The Care Crisis
Ruth Rosen
Ruth Rosen, a historian, journalist and senior fellow at the Longview Institute, teaches history and public policy at the University of California, Berkeley. She is the author of
A baby is born. A child develops a high fever. A spouse breaks a leg. A parent suffers a stroke. These are the events that throw a working woman's delicate balance between work and family into chaos.
Although we read endless stories and reports about the problems faced by working women, we possess inadequate language for what most people view as a private rather than a political problem. "That's life," we tell each other, instead of trying to forge common solutions to these dilemmas.

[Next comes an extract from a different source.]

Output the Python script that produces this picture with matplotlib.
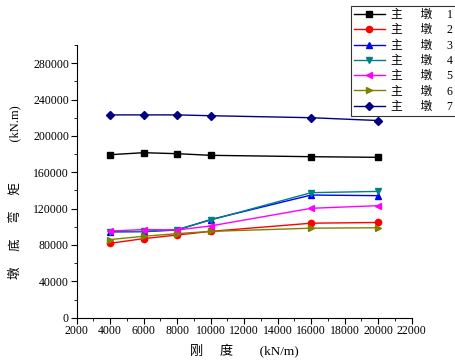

That's exactly what housewives used to say when they felt unhappy and unfulfilled in the 1950s: "That's life." Although magazines often referred to housewives' unexplained depressions, it took Betty Friedan's 1963 bestseller to turn "the problem that has no name" into a household phrase, "the feminine mystique"--the belief that a woman should find identity and fulfillment exclusively through her family and home.
The great accomplishment of the modern women's movement was to name such private experiences--domestic violence, sexual harassment, economic discrimination, date rape--and turn them into public problems that could be debated, changed by new laws and policies or altered by social customs. That is how the personal became political.
Although we have shelves full of books that address work/family problems, we still have not named the burdens that affect most of America's working families.